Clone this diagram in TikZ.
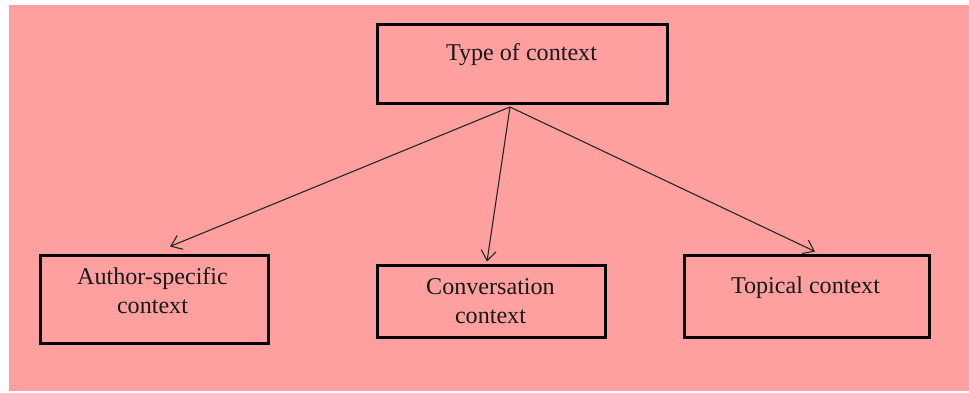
\documentclass[tikz,border=0pt]{standalone}
\usepackage{fontspec}
\setmainfont{Liberation Serif}
\usetikzlibrary{arrows.meta,calc}
\definecolor{bgpink}{RGB}{255,160,160}
\tikzset{
  box/.style={draw=black,line width=3pt,fill=none,inner sep=0pt},
  lbl/.style={font=\fontsize{24.1}{29}\selectfont,inner sep=0pt,align=center,text=black!90},
  conn/.style={line width=1.1pt,draw=black!85,-{Straight Barb[length=10pt,width=15pt,line width=1.1pt]}}
}
\begin{document}
\begin{tikzpicture}[x=1pt,y=-1pt]
\useasboundingbox (0,0) rectangle (969,393);
\fill[bgpink] (9,5) rectangle (969,391);
% boxes
\node[box,minimum width=290pt,minimum height=79pt] (top) at (522,64.5) {};
\node[box,minimum width=228pt,minimum height=88pt] (auth) at (154,299) {};
\node[box,minimum width=228pt,minimum height=72pt] (conv) at (491,301) {};
\node[box,minimum width=245pt,minimum height=82pt] (topi) at (806.5,296) {};
% labels
\node[lbl,anchor=base] (topt) at (521.5,61) {Type of context};
\node[lbl,anchor=base] (autht) at (152.5,313) {Author-specific\\context};
\node[lbl,anchor=base] (convt) at (490.5,323) {Conversation\\context};
\node[lbl,anchor=base] (topit) at (805.5,293) {Topical context};
% connectors
\coordinate (src) at ([xshift=-12pt,yshift=-1.5pt]top.south);
\coordinate (ea) at ([shift={(16,-7)}]auth.north);
\coordinate (ec) at ([shift={(-4,-2)}]conv.north);
\coordinate (et) at ([shift={(8.5,-2)}]topi.north);
\draw[conn] (src) -- (ea);
\draw[conn] (src) -- (ec);
\draw[conn] (src) -- (et);
\end{tikzpicture}
\end{document}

WORK REQUIRED:
Write out again every line above exactly as given; the pictures do not belong in the copy.

SOLUTION:
Clone this diagram in TikZ.
\documentclass[tikz,border=0pt]{standalone}
\usepackage{fontspec}
\setmainfont{Liberation Serif}
\usetikzlibrary{arrows.meta,calc}
\definecolor{bgpink}{RGB}{255,160,160}
\tikzset{
  box/.style={draw=black,line width=3pt,fill=none,inner sep=0pt},
  lbl/.style={font=\fontsize{24.1}{29}\selectfont,inner sep=0pt,align=center,text=black!90},
  conn/.style={line width=1.1pt,draw=black!85,-{Straight Barb[length=10pt,width=15pt,line width=1.1pt]}}
}
\begin{document}
\begin{tikzpicture}[x=1pt,y=-1pt]
\useasboundingbox (0,0) rectangle (969,393);
\fill[bgpink] (9,5) rectangle (969,391);
% boxes
\node[box,minimum width=290pt,minimum height=79pt] (top) at (522,64.5) {};
\node[box,minimum width=228pt,minimum height=88pt] (auth) at (154,299) {};
\node[box,minimum width=228pt,minimum height=72pt] (conv) at (491,301) {};
\node[box,minimum width=245pt,minimum height=82pt] (topi) at (806.5,296) {};
% labels
\node[lbl,anchor=base] (topt) at (521.5,61) {Type of context};
\node[lbl,anchor=base] (autht) at (152.5,313) {Author-specific\\context};
\node[lbl,anchor=base] (convt) at (490.5,323) {Conversation\\context};
\node[lbl,anchor=base] (topit) at (805.5,293) {Topical context};
% connectors
\coordinate (src) at ([xshift=-12pt,yshift=-1.5pt]top.south);
\coordinate (ea) at ([shift={(16,-7)}]auth.north);
\coordinate (ec) at ([shift={(-4,-2)}]conv.north);
\coordinate (et) at ([shift={(8.5,-2)}]topi.north);
\draw[conn] (src) -- (ea);
\draw[conn] (src) -- (ec);
\draw[conn] (src) -- (et);
\end{tikzpicture}
\end{document}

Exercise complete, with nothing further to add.